Goya ha estado varias veces expuesto, individual o colectivamente, en San Carlos; jamás cansa, cada exposición, por lo común integrada en su parte esencial por las series de grabados y la de litografías que integran La tauromaquia, vistas como uno de los principales legados del autor de las Pinturas negras de La Quinta del Sordo, y de los espléndidos, y por haber sido cometidos con estilo irrepetible e incopiable por el maestro que a tantos inspiró en todo el mundo.

Tuvo contemporáneos muy notables y especiales, como Beethoven (no se conocieron), Turner (1785-1851) y Gianbattista Tiepolo, quien alcanzó a verse en cierto modo contravenido con él como pintor de murales de tónica que empezó a marcar un quiebre diferencial radical, haciendo de Goya el precursor, según innumerables autores, de la pintura de los siglos subsecuentes, sobre todo del XX en sus aspectos expresionistas. Eso es algo que queda muy claro a observar in situ en la actual exposición, con mucha gente joven que proviene de preparatorias in, elegantes y gallardos, tanto ellas como ellos, observando con sorpresa a Goya en una de las asoleadas mañanas vacacionales, al tiempo que discutían el posible ingreso posterior a uno de los antros de esa colonia o colonias vecinas. La diversidad de público también es notable; hasta a alguna que otra señora con bolsa del recién adquirido mercado, preparatorio para el Año Nuevo, pude saludar y entrevistar mientras recorría las amplias salas donde está Goya. Por más que el cedulario es escueto, preciso y bien hecho, no puede hacer entender adecuadamente que el gran cuadro autónomo de la Familia de Carlos IV es una copia mexicana de la Academia de San Carlos.

Otrora la entonces directora Elisa García Barragán armó en San Carlos una exposición de copias. Un buen tema de exposición sería reciclarla, añadiendo siquiera un par de originales. No creo que fuese imposible y sería muy aleccionador, no sólo para los copistas legitimados, sino para obstruir las acciones a los aspirantes a falsificar.

No pude dejar de notar que la asistencia a los museos mexicanos, cuyos acervos sin duda siempre valen la pena y contienen obras maestras, están condicionados por la importancia del artista. Con Miguel Ángel en Bellas Artes, presente sólo a través de uno que otro original y de interesantísimas piezas bien elegidas, como la versión berninesca de El Cristo de la Minerva, hubo filas y filas de espectadores y no todos alcanzaron a ver la exposición. Ahora con Goya, menos inédito en México que el florentino, sucede en parte lo mismo.

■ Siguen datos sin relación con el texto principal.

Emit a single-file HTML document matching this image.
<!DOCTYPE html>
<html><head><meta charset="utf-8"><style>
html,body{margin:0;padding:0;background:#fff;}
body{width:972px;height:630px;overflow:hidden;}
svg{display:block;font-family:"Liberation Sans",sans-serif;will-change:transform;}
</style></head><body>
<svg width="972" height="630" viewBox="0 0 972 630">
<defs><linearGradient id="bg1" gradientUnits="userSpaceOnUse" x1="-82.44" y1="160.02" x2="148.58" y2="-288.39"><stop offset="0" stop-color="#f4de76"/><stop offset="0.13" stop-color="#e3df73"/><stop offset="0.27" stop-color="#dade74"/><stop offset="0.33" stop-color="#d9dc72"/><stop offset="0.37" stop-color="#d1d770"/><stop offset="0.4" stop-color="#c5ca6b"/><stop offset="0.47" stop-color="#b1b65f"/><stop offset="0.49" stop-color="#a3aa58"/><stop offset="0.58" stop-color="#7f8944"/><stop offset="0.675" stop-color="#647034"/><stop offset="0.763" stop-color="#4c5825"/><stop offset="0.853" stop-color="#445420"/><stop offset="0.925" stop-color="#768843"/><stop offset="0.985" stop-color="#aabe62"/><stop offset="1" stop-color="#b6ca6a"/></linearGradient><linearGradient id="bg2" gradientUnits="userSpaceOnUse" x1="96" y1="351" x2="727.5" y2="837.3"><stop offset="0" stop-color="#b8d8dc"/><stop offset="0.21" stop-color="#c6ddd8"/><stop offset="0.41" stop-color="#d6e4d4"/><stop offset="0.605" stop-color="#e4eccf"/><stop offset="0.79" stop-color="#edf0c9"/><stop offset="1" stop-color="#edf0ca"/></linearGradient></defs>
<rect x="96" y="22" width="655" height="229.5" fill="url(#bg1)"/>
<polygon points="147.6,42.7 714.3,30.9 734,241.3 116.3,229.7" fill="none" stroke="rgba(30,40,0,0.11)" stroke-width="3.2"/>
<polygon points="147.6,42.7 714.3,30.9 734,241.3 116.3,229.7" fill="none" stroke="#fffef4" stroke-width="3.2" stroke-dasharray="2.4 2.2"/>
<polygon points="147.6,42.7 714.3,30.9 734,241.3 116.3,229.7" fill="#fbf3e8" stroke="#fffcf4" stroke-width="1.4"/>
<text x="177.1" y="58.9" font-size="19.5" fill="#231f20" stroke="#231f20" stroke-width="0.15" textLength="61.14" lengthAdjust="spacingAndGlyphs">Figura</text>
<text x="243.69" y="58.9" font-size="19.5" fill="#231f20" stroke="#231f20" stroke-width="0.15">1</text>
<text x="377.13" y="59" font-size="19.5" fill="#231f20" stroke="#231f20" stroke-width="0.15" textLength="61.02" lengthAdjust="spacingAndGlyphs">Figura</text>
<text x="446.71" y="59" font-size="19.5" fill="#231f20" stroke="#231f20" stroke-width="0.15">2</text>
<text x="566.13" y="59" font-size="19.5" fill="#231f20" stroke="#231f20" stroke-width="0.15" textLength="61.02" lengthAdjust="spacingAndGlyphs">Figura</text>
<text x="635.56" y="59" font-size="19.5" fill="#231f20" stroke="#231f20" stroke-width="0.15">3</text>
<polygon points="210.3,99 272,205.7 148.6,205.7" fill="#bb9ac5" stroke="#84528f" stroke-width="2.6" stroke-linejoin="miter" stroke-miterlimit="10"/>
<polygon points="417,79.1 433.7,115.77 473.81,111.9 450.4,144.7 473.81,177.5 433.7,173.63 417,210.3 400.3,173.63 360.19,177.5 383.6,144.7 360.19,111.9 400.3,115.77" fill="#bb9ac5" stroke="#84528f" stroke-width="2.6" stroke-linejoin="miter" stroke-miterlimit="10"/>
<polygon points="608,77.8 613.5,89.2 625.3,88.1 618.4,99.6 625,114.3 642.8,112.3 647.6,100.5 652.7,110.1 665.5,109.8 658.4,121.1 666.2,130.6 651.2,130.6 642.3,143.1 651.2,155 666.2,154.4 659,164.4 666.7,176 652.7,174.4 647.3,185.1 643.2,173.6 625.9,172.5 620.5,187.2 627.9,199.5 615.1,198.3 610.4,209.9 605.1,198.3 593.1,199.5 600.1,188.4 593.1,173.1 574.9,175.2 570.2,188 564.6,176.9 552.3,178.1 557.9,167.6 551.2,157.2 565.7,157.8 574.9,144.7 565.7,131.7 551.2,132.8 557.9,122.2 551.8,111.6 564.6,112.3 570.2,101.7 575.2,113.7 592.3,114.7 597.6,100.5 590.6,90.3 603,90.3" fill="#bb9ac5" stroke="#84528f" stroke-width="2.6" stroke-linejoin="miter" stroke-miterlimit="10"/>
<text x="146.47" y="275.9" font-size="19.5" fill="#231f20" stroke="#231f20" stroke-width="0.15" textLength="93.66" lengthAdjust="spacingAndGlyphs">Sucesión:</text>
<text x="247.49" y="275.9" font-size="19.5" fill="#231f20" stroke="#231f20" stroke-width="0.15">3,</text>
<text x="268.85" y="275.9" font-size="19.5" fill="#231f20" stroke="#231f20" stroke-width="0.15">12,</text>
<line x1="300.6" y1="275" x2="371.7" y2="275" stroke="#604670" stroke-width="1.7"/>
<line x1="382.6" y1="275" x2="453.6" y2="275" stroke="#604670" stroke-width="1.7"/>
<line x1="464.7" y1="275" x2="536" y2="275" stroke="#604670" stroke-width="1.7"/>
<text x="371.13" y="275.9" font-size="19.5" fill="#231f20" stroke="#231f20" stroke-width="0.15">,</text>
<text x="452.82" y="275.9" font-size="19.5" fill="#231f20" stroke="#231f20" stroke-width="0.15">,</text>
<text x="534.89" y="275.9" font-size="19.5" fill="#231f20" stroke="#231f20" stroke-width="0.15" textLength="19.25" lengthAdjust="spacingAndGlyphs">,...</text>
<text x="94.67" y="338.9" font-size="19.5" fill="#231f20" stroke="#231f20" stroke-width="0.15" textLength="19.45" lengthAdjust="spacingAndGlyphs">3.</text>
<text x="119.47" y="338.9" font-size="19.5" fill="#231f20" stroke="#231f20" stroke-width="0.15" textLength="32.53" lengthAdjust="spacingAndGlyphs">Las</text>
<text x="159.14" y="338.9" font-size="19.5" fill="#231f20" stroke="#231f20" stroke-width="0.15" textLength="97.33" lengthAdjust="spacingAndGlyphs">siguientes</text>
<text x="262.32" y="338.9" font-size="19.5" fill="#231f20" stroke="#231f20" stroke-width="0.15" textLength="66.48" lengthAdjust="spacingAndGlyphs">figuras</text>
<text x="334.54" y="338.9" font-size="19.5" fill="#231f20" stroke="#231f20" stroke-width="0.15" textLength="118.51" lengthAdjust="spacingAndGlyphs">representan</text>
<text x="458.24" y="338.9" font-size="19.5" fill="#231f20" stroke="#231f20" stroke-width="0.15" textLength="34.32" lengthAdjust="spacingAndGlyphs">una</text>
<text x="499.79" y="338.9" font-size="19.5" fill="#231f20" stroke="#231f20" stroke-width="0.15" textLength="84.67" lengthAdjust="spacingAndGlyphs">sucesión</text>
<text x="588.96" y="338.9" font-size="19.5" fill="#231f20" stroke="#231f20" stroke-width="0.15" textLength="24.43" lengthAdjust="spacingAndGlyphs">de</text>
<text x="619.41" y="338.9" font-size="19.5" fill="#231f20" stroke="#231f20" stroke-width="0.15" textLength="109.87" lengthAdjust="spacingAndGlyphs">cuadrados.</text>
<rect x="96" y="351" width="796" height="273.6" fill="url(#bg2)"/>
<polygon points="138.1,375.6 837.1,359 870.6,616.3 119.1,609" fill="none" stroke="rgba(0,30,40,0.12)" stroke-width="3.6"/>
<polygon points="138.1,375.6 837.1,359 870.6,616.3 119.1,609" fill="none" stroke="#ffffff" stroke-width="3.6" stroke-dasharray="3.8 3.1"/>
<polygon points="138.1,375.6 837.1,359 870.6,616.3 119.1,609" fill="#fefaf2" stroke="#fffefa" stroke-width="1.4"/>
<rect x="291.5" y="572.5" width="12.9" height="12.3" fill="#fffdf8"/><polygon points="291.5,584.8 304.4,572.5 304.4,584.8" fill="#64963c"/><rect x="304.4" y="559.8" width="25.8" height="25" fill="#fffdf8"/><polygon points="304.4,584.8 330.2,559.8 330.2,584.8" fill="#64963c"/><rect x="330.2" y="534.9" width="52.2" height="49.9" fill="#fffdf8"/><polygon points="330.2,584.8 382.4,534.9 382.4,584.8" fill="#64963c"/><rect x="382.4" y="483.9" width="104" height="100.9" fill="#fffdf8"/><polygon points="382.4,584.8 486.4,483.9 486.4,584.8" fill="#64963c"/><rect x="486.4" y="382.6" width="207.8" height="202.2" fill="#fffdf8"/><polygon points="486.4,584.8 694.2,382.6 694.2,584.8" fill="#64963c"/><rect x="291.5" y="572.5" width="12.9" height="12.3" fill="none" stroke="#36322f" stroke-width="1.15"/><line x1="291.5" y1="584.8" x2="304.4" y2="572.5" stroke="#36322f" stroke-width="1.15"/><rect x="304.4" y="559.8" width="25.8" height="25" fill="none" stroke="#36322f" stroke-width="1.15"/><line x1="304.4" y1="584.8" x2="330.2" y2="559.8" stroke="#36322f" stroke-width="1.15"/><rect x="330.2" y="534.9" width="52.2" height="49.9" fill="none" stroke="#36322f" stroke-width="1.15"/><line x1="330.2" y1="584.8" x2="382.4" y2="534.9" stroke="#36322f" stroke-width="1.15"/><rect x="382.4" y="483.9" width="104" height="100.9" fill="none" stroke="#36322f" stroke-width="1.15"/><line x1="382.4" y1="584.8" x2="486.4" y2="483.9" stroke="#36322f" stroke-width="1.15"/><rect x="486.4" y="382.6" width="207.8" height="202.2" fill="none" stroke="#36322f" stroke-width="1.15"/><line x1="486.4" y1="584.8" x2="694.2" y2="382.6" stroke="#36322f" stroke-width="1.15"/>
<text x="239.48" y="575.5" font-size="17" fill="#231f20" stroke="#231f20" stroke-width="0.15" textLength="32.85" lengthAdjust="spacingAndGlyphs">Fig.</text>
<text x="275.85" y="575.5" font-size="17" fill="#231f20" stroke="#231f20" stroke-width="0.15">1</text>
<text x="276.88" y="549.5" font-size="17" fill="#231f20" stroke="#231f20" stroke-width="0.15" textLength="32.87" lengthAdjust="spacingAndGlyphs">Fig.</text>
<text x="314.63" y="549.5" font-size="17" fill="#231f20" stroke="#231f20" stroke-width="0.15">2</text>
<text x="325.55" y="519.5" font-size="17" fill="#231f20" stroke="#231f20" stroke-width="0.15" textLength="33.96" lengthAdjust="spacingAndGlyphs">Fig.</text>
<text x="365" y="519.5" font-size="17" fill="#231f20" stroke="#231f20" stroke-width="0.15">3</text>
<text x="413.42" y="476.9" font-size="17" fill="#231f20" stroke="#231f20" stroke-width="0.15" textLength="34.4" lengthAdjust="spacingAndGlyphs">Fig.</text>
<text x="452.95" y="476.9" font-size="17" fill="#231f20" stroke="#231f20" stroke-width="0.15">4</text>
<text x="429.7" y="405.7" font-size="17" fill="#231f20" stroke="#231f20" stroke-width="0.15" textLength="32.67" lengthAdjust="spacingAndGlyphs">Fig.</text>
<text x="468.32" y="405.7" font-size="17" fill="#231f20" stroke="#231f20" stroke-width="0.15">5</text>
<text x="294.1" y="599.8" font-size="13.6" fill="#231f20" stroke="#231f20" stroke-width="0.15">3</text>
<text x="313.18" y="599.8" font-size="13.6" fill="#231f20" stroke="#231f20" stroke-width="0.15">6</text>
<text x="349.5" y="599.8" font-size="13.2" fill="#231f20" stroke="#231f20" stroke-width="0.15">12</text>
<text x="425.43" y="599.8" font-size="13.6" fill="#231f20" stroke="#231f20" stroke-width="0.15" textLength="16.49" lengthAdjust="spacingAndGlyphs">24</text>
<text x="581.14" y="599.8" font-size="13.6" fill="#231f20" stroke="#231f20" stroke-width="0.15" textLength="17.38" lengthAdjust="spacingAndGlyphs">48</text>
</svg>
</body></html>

Eso no quiere decir que hay que exponer siempre y en todos los casos obras reconocidísimas, aunque de haberlas, acaso pueden obtenerse piezas que funcionen como un muy buen enganche para que a partir de ellas se armen exposiciones en las que una buen lectura permita encontrar obras asociativas o confrontacionales. Entre las pinturas que se exhiben hay un retrato típico de Goya en sus mejores incursiones en el género: el Retrato de Doña Locadia Zorrilla, donde hace lucir esas inimitables tonalidades de gris que fascinaron a Tamayo, por ejemplo: mismo que ofrece un contraste en la dureza expresiva (en la fisonomía, sobre todo) del también excelente retrato femenino que pertenece a la colección Pérez Simón. Me refiero al óleo sobre doña Teresa de Vallabriga, cuyos ojos se disparan fuera del soporte como si fueran dos canicas de obsidiana.